Looking back at bulk carrier Carme as we pass between chambers in Gatun Locks
Looking down at the Atlantic!
Lock gates opening at the end of our transit. Sprezzatura enters the Atlantic Ocean for the first time.

The only excitement came when one of the lock attendants accidentally severed a messenger line, then fumbled the mooring line when he got the messenger line reattached. Because the water was smooth, though, it was easy to hold the boat in position.
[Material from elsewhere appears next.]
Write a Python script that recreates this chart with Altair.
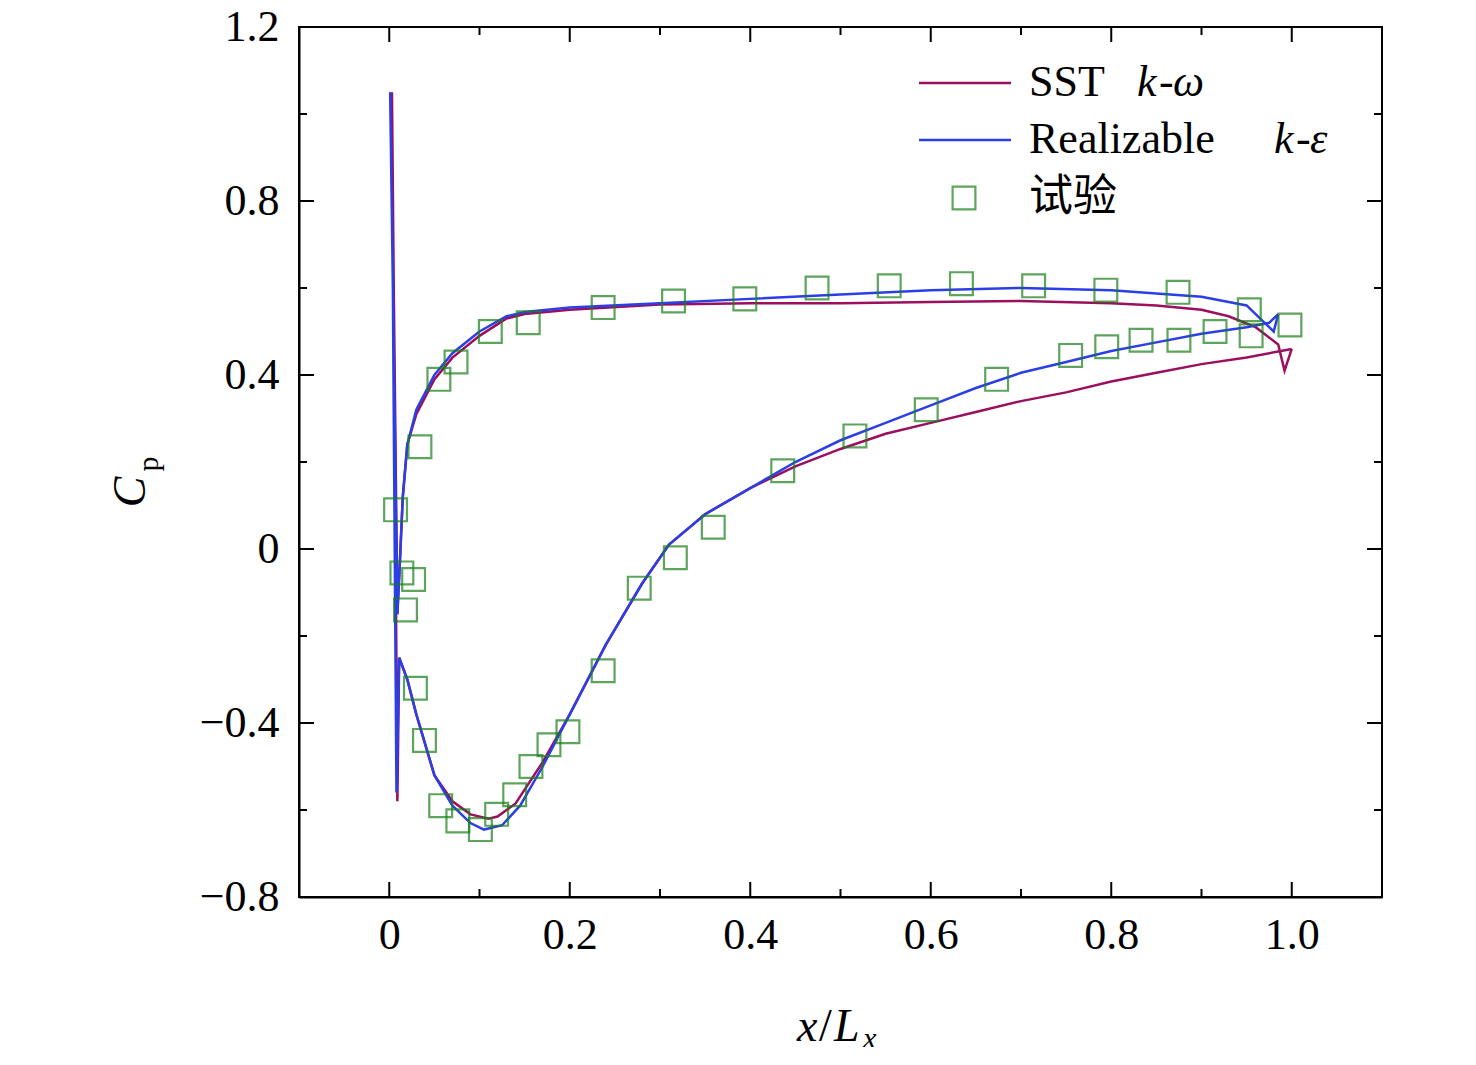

Soon after exiting, a pilot boat pulled alongside. We stopped while Guillermo disembarked in 25-knot winds and three-foot chop. Sprezzatura‘s beefy rub rail—a thick, two-inch wide swath of dense plastic, not some cheesy stainless and rubber thing—came in handy as the pilot boat bashed into us. Thankfully the only contact was rubrail-to-rubrail, which the Nordhavn shrugged off without a scratch or dent.

Guillermo transferring to the pilot boat.

Transit day was long. We pulled the anchor at 4:30 a.m. and arrived at Shelter Bay Marina at 6:15 p.m., exhausted but exhilarated at having just crossed the Americas. Everything went well, but we all agreed that hiring experienced line handlers (readily available) would ease anxiety considerably, especially if the crew aboard aren’t experienced boaters.

Compared to the Hiram M. Chittenden Locks

Many northwest cruisers are familiar with the Chittenden Locks in Ballard, linking Lake Washington and Puget Sound. They’re very similar to the Panama Canal locks, but on a smaller scale. The “big lock” in Seattle is 80′ x 825′; each Panama Canal lock chamber is 110′ x 1050′, and the new Panama Canal chambers are considerably larger still. Both projects were constructed at approximately the same time (I’m amazed at the willingness of American leaders of that era to tackle massive infrastructure projects) and they rely on similar technology and principles. But in Panama, there are a lot more locks (two locks on the Pacific side, one with two consecutive chambers; one on the Atlantic side, with three consecutive chambers), they’re a lot bigger, there’s no small lock, and far more planning and paperwork are required to transit.